▶ **PROBLEM STATEMENT**:
Exactly as written, write out the lines below from the first to the one containing "fig = go.Figure()", inclusive. Pictures do not belong in the copy.
** START **
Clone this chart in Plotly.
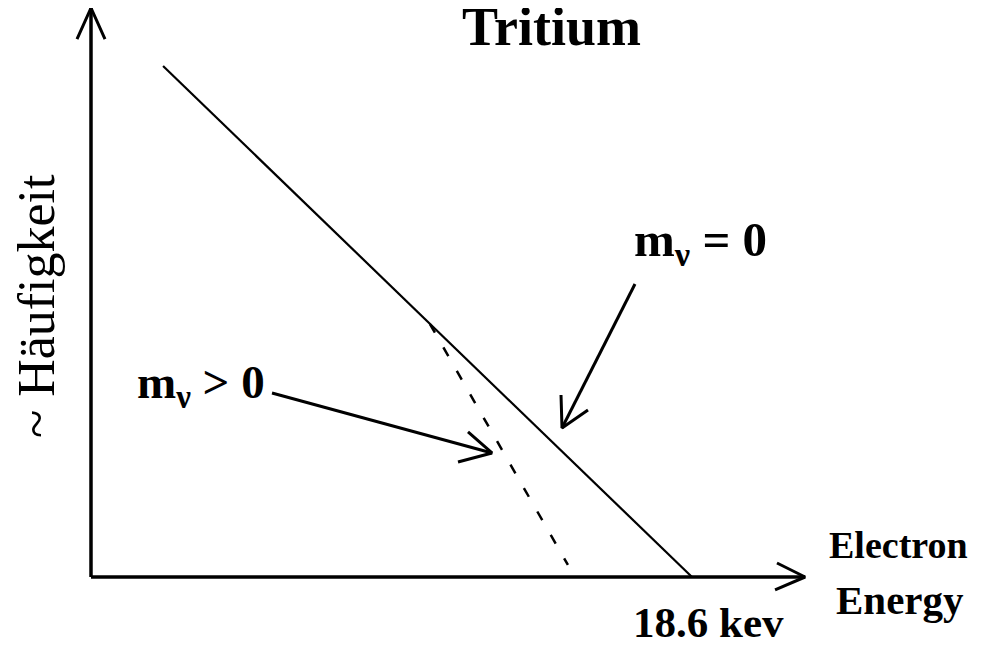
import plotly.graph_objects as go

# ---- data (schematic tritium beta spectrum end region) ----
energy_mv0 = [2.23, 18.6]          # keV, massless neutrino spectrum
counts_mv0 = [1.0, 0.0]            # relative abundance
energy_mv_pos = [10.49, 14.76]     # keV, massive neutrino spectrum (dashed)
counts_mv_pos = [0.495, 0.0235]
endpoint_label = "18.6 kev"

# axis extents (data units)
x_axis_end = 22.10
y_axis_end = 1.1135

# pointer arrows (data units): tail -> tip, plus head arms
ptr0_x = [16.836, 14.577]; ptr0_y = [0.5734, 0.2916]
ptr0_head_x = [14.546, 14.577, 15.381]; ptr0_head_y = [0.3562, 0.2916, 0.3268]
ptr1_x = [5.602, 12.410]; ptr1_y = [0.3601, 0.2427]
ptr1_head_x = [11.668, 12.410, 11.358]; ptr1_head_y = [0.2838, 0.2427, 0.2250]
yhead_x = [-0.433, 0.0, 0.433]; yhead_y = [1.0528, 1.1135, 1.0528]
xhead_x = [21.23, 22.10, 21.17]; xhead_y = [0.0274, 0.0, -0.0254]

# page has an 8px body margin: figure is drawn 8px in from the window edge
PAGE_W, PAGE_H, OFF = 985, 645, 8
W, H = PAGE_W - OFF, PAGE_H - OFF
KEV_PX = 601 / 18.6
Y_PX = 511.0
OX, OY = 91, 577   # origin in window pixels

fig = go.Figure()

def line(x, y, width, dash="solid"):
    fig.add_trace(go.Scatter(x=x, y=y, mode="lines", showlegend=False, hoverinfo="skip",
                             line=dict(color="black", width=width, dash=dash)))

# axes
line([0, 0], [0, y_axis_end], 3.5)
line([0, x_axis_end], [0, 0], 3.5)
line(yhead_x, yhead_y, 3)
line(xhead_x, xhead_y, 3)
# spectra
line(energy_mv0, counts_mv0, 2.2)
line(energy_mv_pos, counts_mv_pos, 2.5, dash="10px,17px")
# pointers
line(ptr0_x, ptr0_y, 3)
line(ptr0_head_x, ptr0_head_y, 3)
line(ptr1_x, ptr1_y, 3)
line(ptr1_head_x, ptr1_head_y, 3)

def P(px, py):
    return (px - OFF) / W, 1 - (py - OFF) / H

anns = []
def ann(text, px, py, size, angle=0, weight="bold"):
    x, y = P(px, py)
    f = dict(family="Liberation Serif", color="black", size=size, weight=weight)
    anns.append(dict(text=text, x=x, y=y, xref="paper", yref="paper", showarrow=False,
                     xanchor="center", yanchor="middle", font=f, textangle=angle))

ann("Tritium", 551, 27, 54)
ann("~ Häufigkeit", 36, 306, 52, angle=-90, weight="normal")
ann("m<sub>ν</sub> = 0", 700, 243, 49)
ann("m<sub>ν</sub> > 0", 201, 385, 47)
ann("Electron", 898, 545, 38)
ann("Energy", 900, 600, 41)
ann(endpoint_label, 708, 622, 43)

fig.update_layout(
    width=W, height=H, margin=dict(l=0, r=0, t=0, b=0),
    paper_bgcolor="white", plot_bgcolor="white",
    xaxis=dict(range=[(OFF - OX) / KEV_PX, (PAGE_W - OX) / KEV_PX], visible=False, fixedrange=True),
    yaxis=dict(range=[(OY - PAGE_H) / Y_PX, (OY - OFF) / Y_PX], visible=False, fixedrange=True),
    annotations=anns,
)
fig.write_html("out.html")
** END **
▶ **EXERCISE ANSWER**:
Clone this chart in Plotly.
import plotly.graph_objects as go

# ---- data (schematic tritium beta spectrum end region) ----
energy_mv0 = [2.23, 18.6]          # keV, massless neutrino spectrum
counts_mv0 = [1.0, 0.0]            # relative abundance
energy_mv_pos = [10.49, 14.76]     # keV, massive neutrino spectrum (dashed)
counts_mv_pos = [0.495, 0.0235]
endpoint_label = "18.6 kev"

# axis extents (data units)
x_axis_end = 22.10
y_axis_end = 1.1135

# pointer arrows (data units): tail -> tip, plus head arms
ptr0_x = [16.836, 14.577]; ptr0_y = [0.5734, 0.2916]
ptr0_head_x = [14.546, 14.577, 15.381]; ptr0_head_y = [0.3562, 0.2916, 0.3268]
ptr1_x = [5.602, 12.410]; ptr1_y = [0.3601, 0.2427]
ptr1_head_x = [11.668, 12.410, 11.358]; ptr1_head_y = [0.2838, 0.2427, 0.2250]
yhead_x = [-0.433, 0.0, 0.433]; yhead_y = [1.0528, 1.1135, 1.0528]
xhead_x = [21.23, 22.10, 21.17]; xhead_y = [0.0274, 0.0, -0.0254]

# page has an 8px body margin: figure is drawn 8px in from the window edge
PAGE_W, PAGE_H, OFF = 985, 645, 8
W, H = PAGE_W - OFF, PAGE_H - OFF
KEV_PX = 601 / 18.6
Y_PX = 511.0
OX, OY = 91, 577   # origin in window pixels

fig = go.Figure()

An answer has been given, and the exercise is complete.